Problem description:
Repeat the listing exactly as given, omitting every image.

Data section:
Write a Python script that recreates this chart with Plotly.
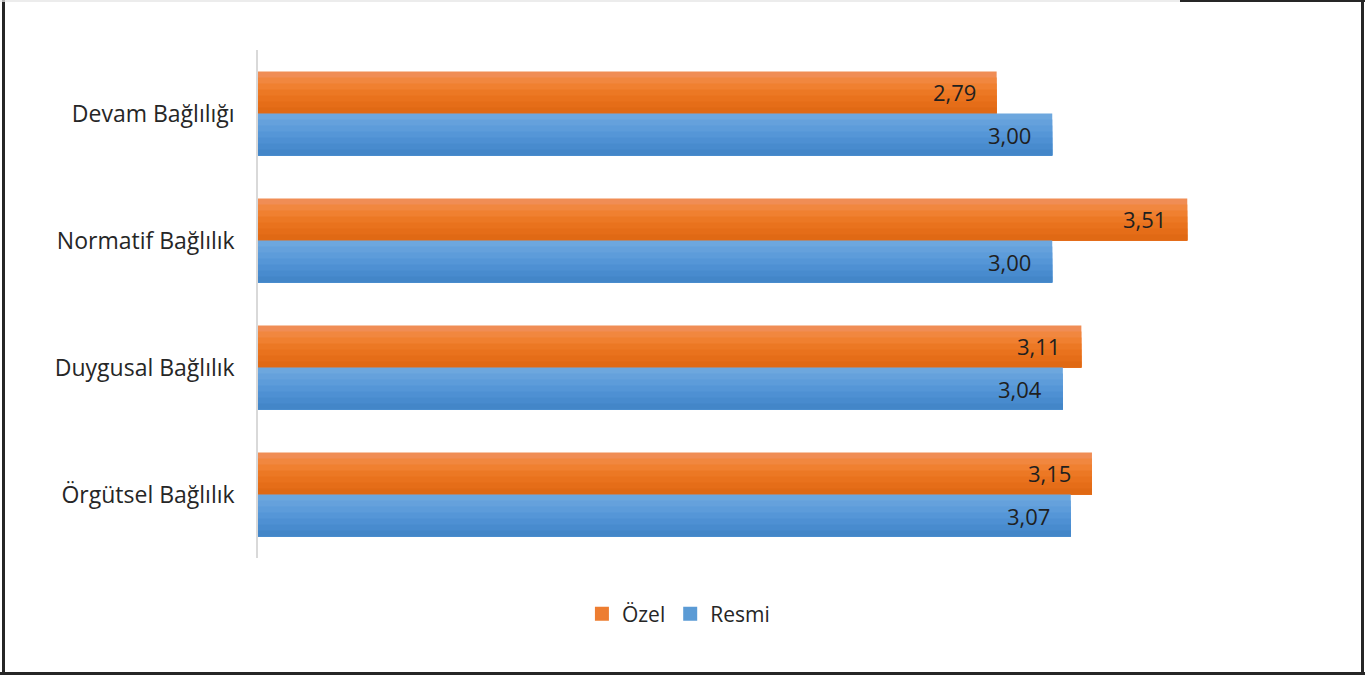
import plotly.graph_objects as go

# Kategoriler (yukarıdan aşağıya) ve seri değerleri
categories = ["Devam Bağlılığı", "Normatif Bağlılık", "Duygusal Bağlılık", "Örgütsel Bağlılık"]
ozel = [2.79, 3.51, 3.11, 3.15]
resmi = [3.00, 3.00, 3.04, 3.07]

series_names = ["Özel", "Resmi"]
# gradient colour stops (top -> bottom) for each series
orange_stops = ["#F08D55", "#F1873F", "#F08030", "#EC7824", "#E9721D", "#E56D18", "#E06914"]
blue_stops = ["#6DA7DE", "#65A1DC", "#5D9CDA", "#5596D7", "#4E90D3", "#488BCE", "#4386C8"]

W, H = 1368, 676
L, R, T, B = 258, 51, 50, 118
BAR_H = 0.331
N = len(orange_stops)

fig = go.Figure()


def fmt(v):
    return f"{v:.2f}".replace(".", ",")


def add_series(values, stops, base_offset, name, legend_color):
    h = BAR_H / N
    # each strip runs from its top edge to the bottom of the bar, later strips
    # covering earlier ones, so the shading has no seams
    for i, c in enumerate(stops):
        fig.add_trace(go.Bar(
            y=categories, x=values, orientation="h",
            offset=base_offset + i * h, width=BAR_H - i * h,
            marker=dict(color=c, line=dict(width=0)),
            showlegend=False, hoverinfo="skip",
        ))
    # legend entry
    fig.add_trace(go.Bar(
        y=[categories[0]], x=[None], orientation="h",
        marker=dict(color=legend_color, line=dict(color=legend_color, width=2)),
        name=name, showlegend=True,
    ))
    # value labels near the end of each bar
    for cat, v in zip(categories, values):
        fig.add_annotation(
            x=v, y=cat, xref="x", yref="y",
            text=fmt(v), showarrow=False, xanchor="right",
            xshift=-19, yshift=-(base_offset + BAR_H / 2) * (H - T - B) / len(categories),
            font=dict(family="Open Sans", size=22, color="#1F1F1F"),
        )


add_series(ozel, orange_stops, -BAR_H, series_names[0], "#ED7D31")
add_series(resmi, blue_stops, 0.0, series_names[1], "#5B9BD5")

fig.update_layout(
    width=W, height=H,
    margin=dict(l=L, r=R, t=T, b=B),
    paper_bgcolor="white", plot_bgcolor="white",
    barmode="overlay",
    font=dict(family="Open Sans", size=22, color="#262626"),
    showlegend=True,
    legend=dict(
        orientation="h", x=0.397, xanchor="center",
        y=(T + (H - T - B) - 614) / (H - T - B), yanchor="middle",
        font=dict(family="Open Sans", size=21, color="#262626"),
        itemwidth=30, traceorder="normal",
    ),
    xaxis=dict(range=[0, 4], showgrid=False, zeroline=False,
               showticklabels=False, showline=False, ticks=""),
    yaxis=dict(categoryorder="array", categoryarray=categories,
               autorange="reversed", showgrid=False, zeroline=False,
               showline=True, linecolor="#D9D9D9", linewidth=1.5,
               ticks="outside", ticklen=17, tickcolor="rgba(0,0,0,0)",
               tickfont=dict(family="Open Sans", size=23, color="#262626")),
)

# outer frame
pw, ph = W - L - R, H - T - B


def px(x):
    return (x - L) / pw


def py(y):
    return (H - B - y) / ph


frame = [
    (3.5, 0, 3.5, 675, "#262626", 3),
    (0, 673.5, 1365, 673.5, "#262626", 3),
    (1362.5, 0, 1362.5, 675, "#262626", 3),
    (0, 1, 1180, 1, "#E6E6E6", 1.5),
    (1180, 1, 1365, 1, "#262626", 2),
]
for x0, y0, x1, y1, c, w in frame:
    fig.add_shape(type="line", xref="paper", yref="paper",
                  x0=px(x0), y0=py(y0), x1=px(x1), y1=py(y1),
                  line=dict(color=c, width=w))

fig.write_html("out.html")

Task solution:
Write a Python script that recreates this chart with Plotly.
import plotly.graph_objects as go

# Kategoriler (yukarıdan aşağıya) ve seri değerleri
categories = ["Devam Bağlılığı", "Normatif Bağlılık", "Duygusal Bağlılık", "Örgütsel Bağlılık"]
ozel = [2.79, 3.51, 3.11, 3.15]
resmi = [3.00, 3.00, 3.04, 3.07]

series_names = ["Özel", "Resmi"]
# gradient colour stops (top -> bottom) for each series
orange_stops = ["#F08D55", "#F1873F", "#F08030", "#EC7824", "#E9721D", "#E56D18", "#E06914"]
blue_stops = ["#6DA7DE", "#65A1DC", "#5D9CDA", "#5596D7", "#4E90D3", "#488BCE", "#4386C8"]

W, H = 1368, 676
L, R, T, B = 258, 51, 50, 118
BAR_H = 0.331
N = len(orange_stops)

fig = go.Figure()


def fmt(v):
    return f"{v:.2f}".replace(".", ",")


def add_series(values, stops, base_offset, name, legend_color):
    h = BAR_H / N
    # each strip runs from its top edge to the bottom of the bar, later strips
    # covering earlier ones, so the shading has no seams
    for i, c in enumerate(stops):
        fig.add_trace(go.Bar(
            y=categories, x=values, orientation="h",
            offset=base_offset + i * h, width=BAR_H - i * h,
            marker=dict(color=c, line=dict(width=0)),
            showlegend=False, hoverinfo="skip",
        ))
    # legend entry
    fig.add_trace(go.Bar(
        y=[categories[0]], x=[None], orientation="h",
        marker=dict(color=legend_color, line=dict(color=legend_color, width=2)),
        name=name, showlegend=True,
    ))
    # value labels near the end of each bar
    for cat, v in zip(categories, values):
        fig.add_annotation(
            x=v, y=cat, xref="x", yref="y",
            text=fmt(v), showarrow=False, xanchor="right",
            xshift=-19, yshift=-(base_offset + BAR_H / 2) * (H - T - B) / len(categories),
            font=dict(family="Open Sans", size=22, color="#1F1F1F"),
        )


add_series(ozel, orange_stops, -BAR_H, series_names[0], "#ED7D31")
add_series(resmi, blue_stops, 0.0, series_names[1], "#5B9BD5")

fig.update_layout(
    width=W, height=H,
    margin=dict(l=L, r=R, t=T, b=B),
    paper_bgcolor="white", plot_bgcolor="white",
    barmode="overlay",
    font=dict(family="Open Sans", size=22, color="#262626"),
    showlegend=True,
    legend=dict(
        orientation="h", x=0.397, xanchor="center",
        y=(T + (H - T - B) - 614) / (H - T - B), yanchor="middle",
        font=dict(family="Open Sans", size=21, color="#262626"),
        itemwidth=30, traceorder="normal",
    ),
    xaxis=dict(range=[0, 4], showgrid=False, zeroline=False,
               showticklabels=False, showline=False, ticks=""),
    yaxis=dict(categoryorder="array", categoryarray=categories,
               autorange="reversed", showgrid=False, zeroline=False,
               showline=True, linecolor="#D9D9D9", linewidth=1.5,
               ticks="outside", ticklen=17, tickcolor="rgba(0,0,0,0)",
               tickfont=dict(family="Open Sans", size=23, color="#262626")),
)

# outer frame
pw, ph = W - L - R, H - T - B


def px(x):
    return (x - L) / pw


def py(y):
    return (H - B - y) / ph


frame = [
    (3.5, 0, 3.5, 675, "#262626", 3),
    (0, 673.5, 1365, 673.5, "#262626", 3),
    (1362.5, 0, 1362.5, 675, "#262626", 3),
    (0, 1, 1180, 1, "#E6E6E6", 1.5),
    (1180, 1, 1365, 1, "#262626", 2),
]
for x0, y0, x1, y1, c, w in frame:
    fig.add_shape(type="line", xref="paper", yref="paper",
                  x0=px(x0), y0=py(y0), x1=px(x1), y1=py(y1),
                  line=dict(color=c, width=w))

fig.write_html("out.html")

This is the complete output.